There are no statewide ballot measures in Texas on Nov. 8.
Because the legislature convenes regular sessions in odd-numbered years but not even-numbered years, most amendments have been referred to ballots in odd-numbered years. Between 1995 and 2018, 157 of 159 statewide ballot measures appeared on odd-numbered year ballots.
In Texas, a total of 280 ballot measures appeared on statewide ballots between 1985 and 2022. Two hundred forty-seven ballot measures were approved, and 33 ballot measures were defeated.
- On Nov. 8, polls in Texas will be open from 7 a.m. to 7 p.m.
- Texas requires voters to present photo identification (ID) while voting. Accepted forms of ID include Texas driver’s licenses, U.S. passports, and Texas handgun licenses. For more information about voter ID requirements in Texas, click here.
- Early voting starts on Oct. 24 and ends on Nov. 4.
- The voter registration deadline is Oct. 11 for both in-person and mail-in registrations. Texas does not offer automatic registration, online registration, or same-day registration. Prospective voters must reside in the county in which they are registering to vote.
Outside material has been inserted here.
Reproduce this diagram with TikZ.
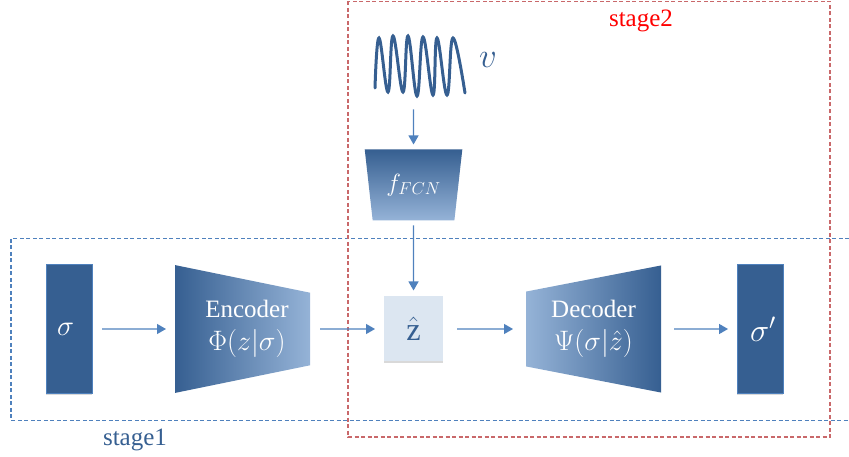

- The absentee/mail-in ballot request deadline in Texas is Oct. 28. Texas voters are eligible to vote absentee in an election if:
- They cannot make it to the polls on Election Day because they will be away from the county on Election Day and during early voting;
- They are sick or disabled;
- They are 65 years of age or older; or
- They are confined in jail.
- To vote absentee, a request must be received by county election officials no later than close of regular business on the eleventh day before the election. The completed ballot must then be returned by the close of polls on Election Day. To check the status of your ballot, click here.
Want to learn more about the elections you’ll be voting in this year? Click here to use our Sample Ballot Lookup tool!
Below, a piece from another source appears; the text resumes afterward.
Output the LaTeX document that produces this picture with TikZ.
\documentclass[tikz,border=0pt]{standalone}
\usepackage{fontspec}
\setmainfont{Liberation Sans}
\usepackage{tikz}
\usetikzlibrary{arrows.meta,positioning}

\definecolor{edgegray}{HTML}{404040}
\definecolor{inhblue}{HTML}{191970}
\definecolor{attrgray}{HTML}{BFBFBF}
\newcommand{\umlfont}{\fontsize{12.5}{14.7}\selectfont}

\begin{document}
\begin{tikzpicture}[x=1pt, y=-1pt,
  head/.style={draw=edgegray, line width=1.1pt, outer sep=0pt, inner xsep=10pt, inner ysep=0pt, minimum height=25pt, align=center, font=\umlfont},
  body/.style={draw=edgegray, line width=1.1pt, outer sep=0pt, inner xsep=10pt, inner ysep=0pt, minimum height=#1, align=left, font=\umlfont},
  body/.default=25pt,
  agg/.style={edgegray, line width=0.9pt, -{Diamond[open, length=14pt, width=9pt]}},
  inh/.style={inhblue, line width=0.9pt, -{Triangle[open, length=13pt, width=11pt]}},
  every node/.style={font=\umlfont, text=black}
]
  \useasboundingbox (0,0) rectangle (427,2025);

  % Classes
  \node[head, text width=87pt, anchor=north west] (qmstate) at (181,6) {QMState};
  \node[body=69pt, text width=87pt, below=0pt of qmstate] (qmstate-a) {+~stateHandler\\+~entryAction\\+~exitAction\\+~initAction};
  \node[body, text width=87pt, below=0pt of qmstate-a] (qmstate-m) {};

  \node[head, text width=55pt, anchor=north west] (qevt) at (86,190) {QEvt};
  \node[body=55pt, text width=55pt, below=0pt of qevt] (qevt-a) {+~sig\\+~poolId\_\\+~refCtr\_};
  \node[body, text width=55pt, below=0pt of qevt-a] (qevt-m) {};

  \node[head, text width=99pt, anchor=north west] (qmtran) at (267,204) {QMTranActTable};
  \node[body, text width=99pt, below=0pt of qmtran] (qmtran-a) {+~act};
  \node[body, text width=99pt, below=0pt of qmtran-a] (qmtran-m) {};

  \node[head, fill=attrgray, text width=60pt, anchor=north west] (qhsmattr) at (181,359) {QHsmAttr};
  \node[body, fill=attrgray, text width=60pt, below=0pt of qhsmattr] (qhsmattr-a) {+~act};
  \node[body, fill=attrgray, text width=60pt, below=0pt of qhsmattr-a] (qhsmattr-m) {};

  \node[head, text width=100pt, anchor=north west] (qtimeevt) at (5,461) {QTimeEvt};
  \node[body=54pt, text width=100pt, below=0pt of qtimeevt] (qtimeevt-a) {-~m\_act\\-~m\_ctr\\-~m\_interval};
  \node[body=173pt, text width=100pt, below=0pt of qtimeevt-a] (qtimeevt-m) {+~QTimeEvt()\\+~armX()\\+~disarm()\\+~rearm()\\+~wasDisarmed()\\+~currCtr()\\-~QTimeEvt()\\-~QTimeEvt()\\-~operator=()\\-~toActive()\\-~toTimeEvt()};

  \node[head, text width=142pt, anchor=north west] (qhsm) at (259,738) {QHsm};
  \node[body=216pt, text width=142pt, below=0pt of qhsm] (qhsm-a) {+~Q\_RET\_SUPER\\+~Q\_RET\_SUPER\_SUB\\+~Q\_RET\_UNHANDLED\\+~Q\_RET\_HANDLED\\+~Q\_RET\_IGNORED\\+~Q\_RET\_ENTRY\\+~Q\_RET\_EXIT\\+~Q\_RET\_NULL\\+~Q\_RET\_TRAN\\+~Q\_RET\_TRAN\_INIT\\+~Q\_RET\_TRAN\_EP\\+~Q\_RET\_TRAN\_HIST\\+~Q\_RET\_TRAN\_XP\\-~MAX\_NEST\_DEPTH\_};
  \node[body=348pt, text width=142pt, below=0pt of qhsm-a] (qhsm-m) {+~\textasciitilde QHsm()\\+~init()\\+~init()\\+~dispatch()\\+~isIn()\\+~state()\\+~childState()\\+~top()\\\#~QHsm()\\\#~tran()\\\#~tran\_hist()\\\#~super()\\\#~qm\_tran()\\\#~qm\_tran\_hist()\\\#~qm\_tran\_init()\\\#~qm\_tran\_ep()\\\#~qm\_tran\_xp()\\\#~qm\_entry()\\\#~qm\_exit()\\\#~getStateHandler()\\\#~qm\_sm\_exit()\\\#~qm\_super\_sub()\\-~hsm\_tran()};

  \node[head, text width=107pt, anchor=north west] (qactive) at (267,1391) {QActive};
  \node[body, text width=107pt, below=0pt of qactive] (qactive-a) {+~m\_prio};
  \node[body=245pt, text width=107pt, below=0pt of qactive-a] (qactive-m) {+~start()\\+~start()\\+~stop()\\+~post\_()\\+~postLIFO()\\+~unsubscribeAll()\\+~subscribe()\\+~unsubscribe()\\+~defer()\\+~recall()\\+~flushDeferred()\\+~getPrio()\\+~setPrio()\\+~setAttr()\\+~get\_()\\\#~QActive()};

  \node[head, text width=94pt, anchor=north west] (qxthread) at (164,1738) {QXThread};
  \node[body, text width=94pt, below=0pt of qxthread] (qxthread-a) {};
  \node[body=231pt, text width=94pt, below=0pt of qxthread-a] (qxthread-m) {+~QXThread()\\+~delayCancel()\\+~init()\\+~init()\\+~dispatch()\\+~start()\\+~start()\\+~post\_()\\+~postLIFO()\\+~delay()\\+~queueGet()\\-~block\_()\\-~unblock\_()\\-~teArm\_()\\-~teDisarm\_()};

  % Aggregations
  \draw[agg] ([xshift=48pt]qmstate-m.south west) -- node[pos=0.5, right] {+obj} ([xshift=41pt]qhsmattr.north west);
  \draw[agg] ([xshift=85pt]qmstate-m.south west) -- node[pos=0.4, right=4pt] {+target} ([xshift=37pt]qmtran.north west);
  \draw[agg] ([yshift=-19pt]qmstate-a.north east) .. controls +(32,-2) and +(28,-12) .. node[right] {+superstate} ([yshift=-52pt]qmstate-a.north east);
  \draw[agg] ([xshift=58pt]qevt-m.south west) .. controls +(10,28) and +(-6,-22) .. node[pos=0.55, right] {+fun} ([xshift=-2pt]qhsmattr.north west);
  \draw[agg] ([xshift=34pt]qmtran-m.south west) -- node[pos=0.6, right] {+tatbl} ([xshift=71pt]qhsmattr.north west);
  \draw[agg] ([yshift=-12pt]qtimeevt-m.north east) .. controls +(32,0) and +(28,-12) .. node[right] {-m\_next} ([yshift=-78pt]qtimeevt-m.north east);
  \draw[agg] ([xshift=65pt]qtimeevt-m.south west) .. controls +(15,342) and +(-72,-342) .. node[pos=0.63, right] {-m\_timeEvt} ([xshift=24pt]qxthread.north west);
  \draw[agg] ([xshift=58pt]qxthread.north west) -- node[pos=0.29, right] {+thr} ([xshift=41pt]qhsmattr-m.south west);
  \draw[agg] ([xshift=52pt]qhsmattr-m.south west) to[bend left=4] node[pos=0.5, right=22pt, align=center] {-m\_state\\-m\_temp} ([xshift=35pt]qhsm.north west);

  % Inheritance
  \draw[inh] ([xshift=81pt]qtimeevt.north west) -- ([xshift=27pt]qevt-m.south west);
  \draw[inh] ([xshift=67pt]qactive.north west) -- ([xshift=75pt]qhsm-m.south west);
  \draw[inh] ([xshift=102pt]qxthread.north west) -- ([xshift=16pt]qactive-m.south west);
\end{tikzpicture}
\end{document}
A look at Delaware’s upcoming primaries
The 2022 election cycle began in March with statewide primaries in Texas. Six months later, we’ve nearly reached the end of the primary season. We’ve only got four more states to go! On Sept. 13, Rhode Island, Delaware, and New Hampshire will hold primaries (the final state to hold primaries, Louisiana, will do so on Nov. 8).
Let’s take a look at what’s on the ballot in Delaware—the First State!
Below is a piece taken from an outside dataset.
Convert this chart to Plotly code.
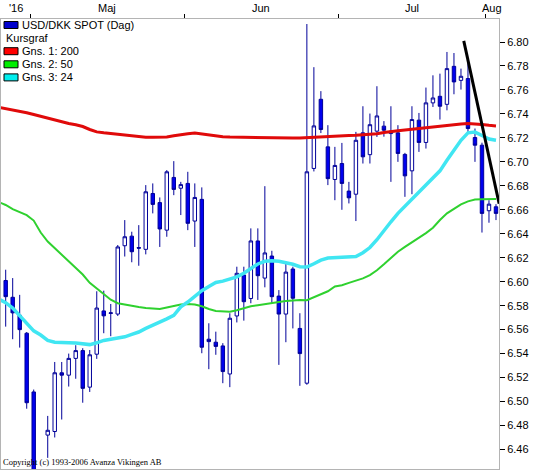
import plotly.graph_objects as go
import pandas as pd

# USD/DKK spot, daily candles 25 Apr - 2 Aug 2016
DATES = pd.bdate_range("2016-04-25", "2016-08-02")

OPEN = [6.625, 6.601, 6.587, 6.572, 6.557, 6.508, 6.437, 6.472, 6.475, 6.524,
        6.522, 6.536, 6.5425, 6.512, 6.5395, 6.5756, 6.5735, 6.573, 6.630, 6.638,
        6.6285, 6.627, 6.6736, 6.666, 6.643, 6.687, 6.678, 6.682, 6.6506, 6.6687,
        6.552, 6.5495, 6.5464, 6.523, 6.5714, 6.6056, 6.586, 6.634, 6.603, 6.6214,
        6.588, 6.573, 6.6106, 6.561, 6.5153, 6.6945, 6.7522, 6.7125, 6.6853, 6.6986,
        6.6756, 6.673, 6.7242, 6.706, 6.7256, 6.7298, 6.7236, 6.7242, 6.7062, 6.6925,
        6.7348, 6.7162, 6.7492, 6.7547, 6.748, 6.7797, 6.768, 6.7695, 6.7203, 6.7139,
        6.6592, 6.6625]
HIGH = [6.630, 6.610, 6.603, 6.589, 6.558, 6.510, 6.441, 6.488, 6.533, 6.533,
        6.540, 6.547, 6.5445, 6.543, 6.592, 6.5925, 6.5814, 6.6306, 6.6514, 6.6417,
        6.6472, 6.6806, 6.682, 6.6703, 6.6931, 6.7006, 6.6833, 6.6917, 6.682, 6.6787,
        6.5653, 6.5583, 6.5487, 6.5737, 6.6125, 6.6125, 6.6445, 6.6445, 6.6797, 6.6258,
        6.593, 6.6167, 6.6125, 6.5737, 6.815, 6.779, 6.759, 6.7306, 6.7125, 6.7158,
        6.6833, 6.725, 6.7464, 6.7403, 6.7631, 6.734, 6.7464, 6.7306, 6.7075, 6.7464,
        6.7408, 6.762, 6.7722, 6.7736, 6.7917, 6.7908, 6.7778, 6.7847, 6.7278, 6.716,
        6.668, 6.6647]
LOW = [6.615, 6.5625, 6.552, 6.545, 6.494, 6.433, 6.420, 6.453, 6.470, 6.485,
       6.5125, 6.519, 6.499, 6.508, 6.5356, 6.557, 6.5545, 6.5714, 6.621, 6.6162,
       6.6133, 6.6228, 6.657, 6.629, 6.6375, 6.6722, 6.6556, 6.643, 6.629, 6.5403,
       6.527, 6.539, 6.5153, 6.512, 6.566, 6.5675, 6.582, 6.5848, 6.5953, 6.582,
       6.5306, 6.5495, 6.561, 6.5131, 6.514, 6.692, 6.724, 6.6806, 6.668, 6.660,
       6.6653, 6.6506, 6.6986, 6.6986, 6.7208, 6.721, 6.6833, 6.700, 6.6708, 6.673,
       6.7083, 6.7111, 6.7458, 6.7353, 6.743, 6.7564, 6.7603, 6.7236, 6.700, 6.641,
       6.6492, 6.6514]
CLOSE = [6.6205, 6.5875, 6.574, 6.560, 6.499, 6.438, 6.430, 6.476, 6.524, 6.522,
         6.536, 6.5425, 6.511, 6.539, 6.578, 6.5715, 6.574, 6.629, 6.6375, 6.625,
         6.628, 6.675, 6.6645, 6.644, 6.6917, 6.677, 6.681, 6.6487, 6.6703, 6.5453,
         6.550, 6.546, 6.525, 6.5695, 6.607, 6.5833, 6.634, 6.605, 6.624, 6.5875,
         6.573, 6.608, 6.5862, 6.540, 6.6917, 6.730, 6.727, 6.686, 6.697, 6.682,
         6.670, 6.718, 6.7042, 6.731, 6.7383, 6.7264, 6.7256, 6.707, 6.6883, 6.7353,
         6.7162, 6.7492, 6.7533, 6.7464, 6.7778, 6.7667, 6.7714, 6.7278, 6.7139, 6.657,
         6.6647, 6.657]

# moving averages (Gns. 1: 200, Gns. 2: 50, Gns. 3: 24)
MA200 = [6.7455, 6.7445, 6.743, 6.742, 6.741, 6.7395, 6.738, 6.736, 6.7345, 6.733,
         6.732, 6.731, 6.7295, 6.727, 6.725, 6.7242, 6.7235, 6.723, 6.7222, 6.7215,
         6.721, 6.7206, 6.7205, 6.7206, 6.7208, 6.7218, 6.7228, 6.7235, 6.724, 6.7232,
         6.7222, 6.7215, 6.721, 6.7207, 6.7206, 6.7202, 6.7198, 6.7198, 6.7198, 6.7198,
         6.7198, 6.7198, 6.7198, 6.7198, 6.7202, 6.7205, 6.721, 6.7212, 6.7215, 6.7218,
         6.722, 6.7222, 6.7225, 6.723, 6.7235, 6.7245, 6.7255, 6.726, 6.7265, 6.7272,
         6.7278, 6.7285, 6.729, 6.7298, 6.7305, 6.731, 6.7315, 6.732, 6.7318, 6.7312,
         6.7305, 6.730]
MA50 = [6.6665, 6.664, 6.6605, 6.658, 6.6555, 6.651, 6.641, 6.6335, 6.628, 6.6225,
        6.6175, 6.612, 6.606, 6.599, 6.5945, 6.5895, 6.585, 6.582, 6.5808, 6.5798,
        6.5788, 6.578, 6.5775, 6.5772, 6.5785, 6.5798, 6.581, 6.5814, 6.581, 6.5795,
        6.5772, 6.5756, 6.5752, 6.575, 6.5762, 6.578, 6.5795, 6.5803, 6.581, 6.5817,
        6.583, 6.5838, 6.5845, 6.5848, 6.5845, 6.587, 6.589, 6.592, 6.596, 6.597,
        6.599, 6.601, 6.6028, 6.6055, 6.6095, 6.6145, 6.6198, 6.625, 6.629, 6.6326,
        6.6367, 6.6405, 6.645, 6.6515, 6.657, 6.661, 6.6645, 6.667, 6.6685, 6.6688,
        6.669, 6.669]
MA24 = [6.5855, 6.5825, 6.578, 6.5715, 6.5645, 6.559, 6.5555, 6.551, 6.5495, 6.549,
        6.549, 6.5488, 6.548, 6.5475, 6.549, 6.551, 6.552, 6.5528, 6.554, 6.556,
        6.558, 6.561, 6.5635, 6.5658, 6.569, 6.572, 6.579, 6.583, 6.588, 6.5925,
        6.596, 6.5993, 6.6005, 6.602, 6.604, 6.607, 6.611, 6.6148, 6.617, 6.6175,
        6.617, 6.616, 6.6145, 6.6125, 6.6122, 6.615, 6.618, 6.6198, 6.6202, 6.6203,
        6.6203, 6.621, 6.6242, 6.6285, 6.635, 6.643, 6.650, 6.657, 6.663, 6.668,
        6.674, 6.680, 6.6865, 6.6925, 6.7014, 6.7095, 6.718, 6.7242, 6.7248, 6.722,
        6.719, 6.718]

# hand-drawn trend line (position in trading days, price)
TREND_POS = [66.4, 71.45]
TREND_VAL = [6.801, 6.665]

MONTH_NAMES = {4: "'16", 5: "Maj", 6: "Jun", 7: "Jul", 8: "Aug"}
Y_TICKS = [6.46, 6.48, 6.50, 6.52, 6.54, 6.56, 6.58, 6.60, 6.62, 6.64,
           6.66, 6.68, 6.70, 6.72, 6.74, 6.76, 6.78, 6.80]

X_RANGE = [0.33, 71.43]
Y_RANGE = [6.4437, 6.8192]

W, H = 535, 470
M = dict(l=1, r=36, t=19, b=1)
FONT = "Liberation Sans, Arial, sans-serif"


def px_to_paper(x, y):
    """pixel position in the window -> paper coords"""
    pw = W - M['l'] - M['r']
    ph = H - M['t'] - M['b']
    return (x - M['l']) / pw, 1 - (y - M['t']) / ph


pos = list(range(len(DATES)))
fig = go.Figure()

fig.add_trace(go.Candlestick(
    x=pos, open=OPEN, high=HIGH, low=LOW, close=CLOSE,
    increasing=dict(line=dict(color='#000099', width=1), fillcolor='white'),
    decreasing=dict(line=dict(color='#000099', width=1), fillcolor='#0000ee'),
    whiskerwidth=0, showlegend=False, hoverinfo='skip'))

for vals, col, wid in [(MA200, '#e00a0a', 3), (MA50, '#2fd12f', 2), (MA24, '#40e6f2', 3.5)]:
    fig.add_trace(go.Scatter(x=pos, y=vals, mode='lines',
                             line=dict(color=col, width=wid),
                             showlegend=False, hoverinfo='skip'))

fig.add_trace(go.Scatter(x=TREND_POS, y=TREND_VAL, mode='lines',
                         line=dict(color='black', width=3),
                         showlegend=False, hoverinfo='skip'))

# month boundaries and month labels (top axis)
months = [d.month for d in DATES]
bounds = [i - 0.5 for i in range(1, len(months)) if months[i] != months[i - 1]]
edges = [X_RANGE[0]] + bounds + [X_RANGE[1]]
seg_months = [months[0]] + [months[int(b + 0.5)] for b in bounds]

annotations = []
for k, m in enumerate(seg_months):
    annotations.append(dict(
        x=(edges[k] + edges[k + 1]) / 2, y=1, xref='x', yref='paper',
        text=MONTH_NAMES[m], showarrow=False, yanchor='middle', yshift=11,
        font=dict(family=FONT, size=11, color='black')))

annotations.append(dict(
    x=0, y=0, xref='paper', yref='paper', xanchor='left', yanchor='bottom',
    text='Copyright (c) 1993-2006 Avanza Vikingen AB', showarrow=False,
    font=dict(family='Liberation Serif, Times New Roman, serif', size=8.5, color='black')))

# legend box (top-left)
LEGEND = [("USD/DKK SPOT (Dag)", '#0000cc'), ("Kursgraf", None),
          ("Gns. 1: 200", '#ff0000'), ("Gns. 2: 50", '#00ee00'), ("Gns. 3: 24", '#00eeee')]
shapes = []
for k, (label, col) in enumerate(LEGEND):
    yc = 25 + k * 13.1
    if col:
        x0, y0 = px_to_paper(4, yc - 3.5)
        x1, y1 = px_to_paper(18, yc + 3.5)
        shapes.append(dict(type='rect', xref='paper', yref='paper',
                           x0=x0, x1=x1, y0=y0, y1=y1,
                           fillcolor=col, line=dict(color='black', width=1)))
        tx = 20
    else:
        tx = 4
    ax, ay = px_to_paper(tx, yc)
    annotations.append(dict(x=ax, y=ay, xref='paper', yref='paper',
                            xanchor='left', yanchor='middle', text=label,
                            showarrow=False,
                            font=dict(family=FONT, size=11, color='black')))

fig.update_layout(
    width=W, height=H, margin=M,
    paper_bgcolor='white', plot_bgcolor='white',
    showlegend=False, annotations=annotations, shapes=shapes,
    xaxis=dict(range=X_RANGE, side='top', tickvals=bounds, showticklabels=False,
               ticks='outside', ticklen=4, tickcolor='black',
               showline=True, linecolor='#b4b4b4', mirror=True,
               showgrid=False, zeroline=False, rangeslider=dict(visible=False),
               fixedrange=True),
    yaxis=dict(range=Y_RANGE, side='right', tickvals=Y_TICKS, tickformat='.2f',
               ticks='outside', ticklen=5, tickcolor='black',
               tickfont=dict(family=FONT, size=11, color='black'),
               showline=True, linecolor='#b4b4b4', mirror=True,
               showgrid=False, zeroline=False, fixedrange=True),
)

# drop the page's default body margin so the 535x470 figure fills the window
fig.write_html("out.html", config={'displayModeBar': False},
               post_script="document.body.style.margin='0';")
Delaware is one of six states that elects a single at-large representative. U.S. Rep. Lisa Blunt Rochester (D) is the incumbent. However, the Republican and Democratic primaries and Rochester and Lee Murphy (R) automatically advanced to the Nov. 8 general election. Cody McNutt (L) and David Rogers (Nonpartisan Party) are also running in the general election.
Delaware has a Democratic trifecta and a Democratic triplex. The Democratic Party controls the offices of governor, secretary of state, attorney general, and both chambers of the state legislature.
All 21 districts in the state Senate and all 41 districts in the state House are up for election. Democrats have a 14-7 majority in the Senate and a 26-15 majority in the House. There are 14 contested state legislative primaries across both chambers this year, an 8% increase from 2020. Of the 14 contested primaries, there are 11 for Democrats and three for Republicans. For Democrats, this is down from 12 in 2020, an 8% decrease. For Republicans, the number is up 67% from one in 2020.
In Delaware, the primary candidate with the most votes wins—even if that candidate receives less than 50% of the total vote. Delaware is one of 40 states without primary election runoffs. The state cancels uncontested primaries. Write-in candidates can only run in general elections.